Marine Le Pen mise-t-elle sur un scénario " à l’italienne " où les partis extrémistes captent la colère populaire ?

Oui tout à fait, c’est d’ailleurs le projet politique de Marine Le Pen : depuis de nombreuses années, elle veut constituer " l’union des patriotes ". Pour elle, le clivage gauche-droite est dépassé. Ce qui se joue, c’est une opposition entre les mondialistes dont Emmanuel Macron serait le portrait type, et les nationaux-patriotes. C’est sur cet axe là que la politique se définirait selon elle. Effectivement, son but c’est d’aller au-delà des frontières. Elle a appelé les électeurs de gauche qui croient en la souveraineté, en la nation, de se rapprocher de son parti. Ce qui d’ailleurs la distingue d’Éric Zemmour qui était sur une logique d’union des droites.

Marine Le Pen veut quelque chose de plus large, qui serait le pendant du " en-même temps " d’Emmanuel Macron qui a rassemblé le centre-gauche et le centre-droit. Désormais, Marine Le Pen a son propre " en-même temps ", en vue de rassembler des éléments plus radicaux et extrêmes issus de la gauche et de la droite. Rassembler une coalition populaire qui puisse mordre à gauche de l’échiquier politique.

Le cœur du programme n’a pas changé. Le corpus idéologique du RN sous Marine Le Pen est très proche de celui du FN sous Jean-Marie Le Pen. Elle a ajusté la stratégie de son parti aux circonstances selon deux grands axes. Lorsqu’elle explique ce qu’est la dédiabolisation, c’est d’abord changer la façon dont les Françaises et les Français voient pour le FN, il ne s’agit pas de changer le parti lui-même, elle-même reconnaît que c’est une stratégie cosmétique plutôt qu’une refonte idéologique, à l’image des néofascistes italiens du MSI qui se sont reformés en parti de centre-droit.

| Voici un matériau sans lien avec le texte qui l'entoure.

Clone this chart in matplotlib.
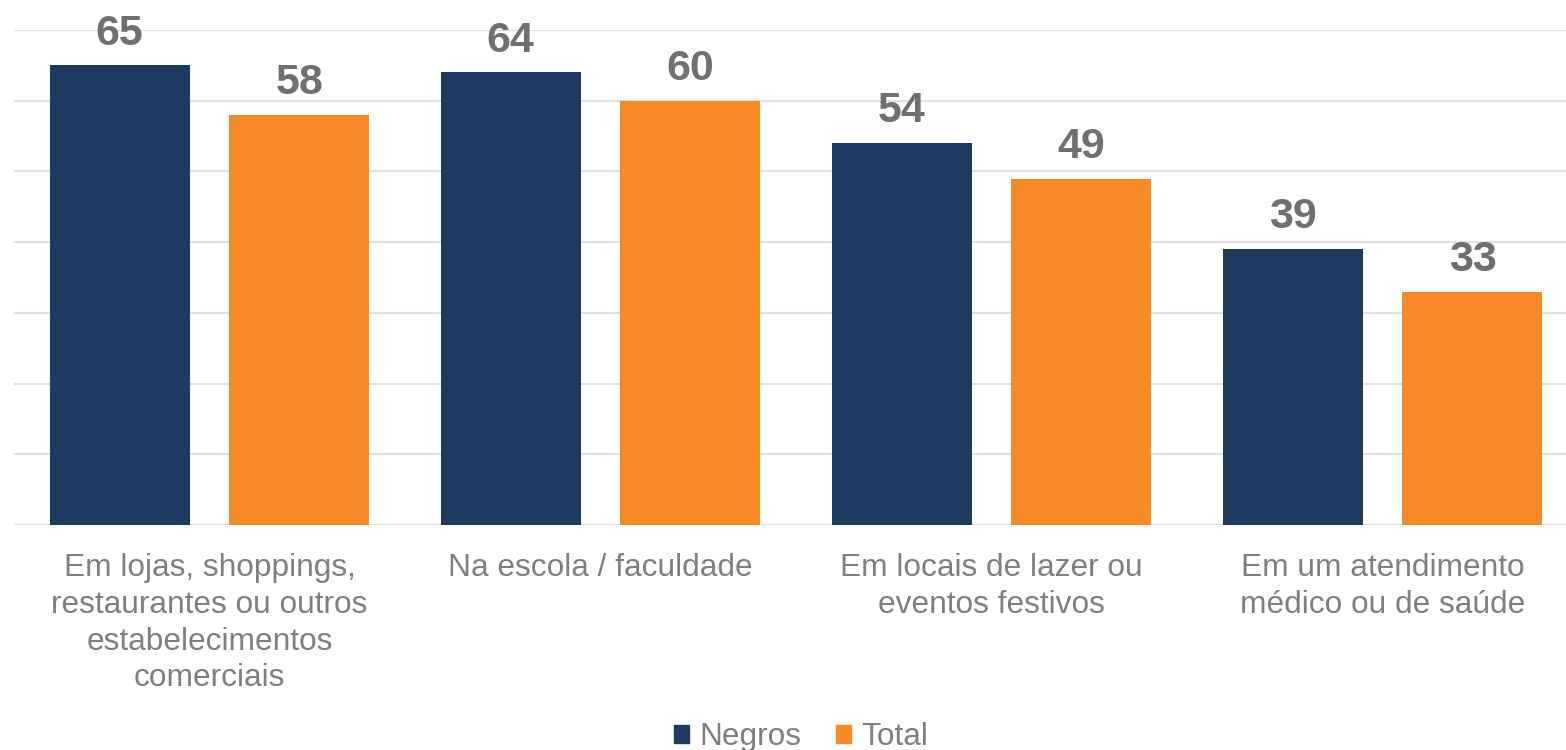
import matplotlib
matplotlib.use("Agg")
import matplotlib.pyplot as plt
import numpy as np
from matplotlib.patches import Patch

categories = ["Em lojas, shoppings,\nrestaurantes ou outros\nestabelecimentos\ncomerciais",
              "Na escola / faculdade",
              "Em locais de lazer ou\neventos festivos",
              "Em um atendimento\nmédico ou de saúde"]
series_names = ["Negros", "Total"]
negros = [65, 64, 54, 39]
total = [58, 60, 49, 33]

colors = ["#1e3a60", "#f58a27"]
plt.rcParams['font.family'] = ['Liberation Sans', 'DejaVu Sans']

fig = plt.figure(figsize=(15.66, 7.5), dpi=100)
W, H = 1566, 750
left, right, top, bottom = 14, 1578, 30, 525
ax = fig.add_axes([left / W, 1 - bottom / H, (right - left) / W, (bottom - top) / H])

x = np.arange(len(categories))
bw = 0.358
off = 0.23
for vals, o, c in [(negros, -off, colors[0]), (total, off, colors[1])]:
    bars = ax.bar(x + o, vals, width=bw, color=c, zorder=3)
    for b, v in zip(bars, vals):
        ax.annotate(str(v), (b.get_x() + b.get_width() / 2, v), xytext=(0, 15),
                    textcoords="offset points", ha="center", va="baseline",
                    fontsize=31, fontweight="bold", color="#707070")

ax.set_xlim(-0.5, len(categories) - 0.5)
ax.set_ylim(0, 70)
ax.set_yticks(np.arange(0, 71, 10))
ax.yaxis.grid(True, color="#e0e0e0", linewidth=1.5, zorder=0)
ax.tick_params(axis="y", left=False, labelleft=False)
ax.tick_params(axis="x", bottom=False, pad=17)
ax.set_xticks(x)
ax.set_xticklabels(categories, fontsize=22.8, color="#7f7f7f", linespacing=1.29, va="top")
for s in ax.spines.values():
    s.set_visible(False)

handles = [Patch(color=colors[0]), Patch(color=colors[1])]
fig.legend(handles, series_names, loc="center", bbox_to_anchor=(801 / W, 1 - 737 / H), ncol=2,
           frameon=False, fontsize=22.7, labelcolor="#7f7f7f", handlelength=0.5,
           handleheight=0.5, handletextpad=0.32, columnspacing=1.08)

fig.savefig("out.png", dpi=100)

2027 pourrait-elle être l’année de Marion Maréchal, perçue comme une figure " plus présentable " mais plus radicale que sa tante ?

A priori, aujourd’hui et en l’état, je pense que Marion Maréchal a commis une erreur politique en allant chez Éric Zemmour. D’abord, parce que l’épopée politique d’Éric Zemmour ne va pas durer très longtemps. Je pense que Reconquête a vocation à être très vite marginalisé, comme l’ont été Bruno Maigret ou Florian Philippot dans les années précédentes, donc je dirai que Marion Maréchal a plutôt choisi le mauvais cheval. Le profil de 2027, si tant est que cela puisse être l’année de l’extrême droite en France, ce sera sans doute un profil plus recentré, plus dans la ligne de ce que fait à présent Marine Le Pen. En termes d’image, Marion Maréchal n’a pas le profil pour succéder à Marine Le Pen. Elle cristallise l’image de l’extrême droite identitaire et réactionnaire, renfermée sur elle-même.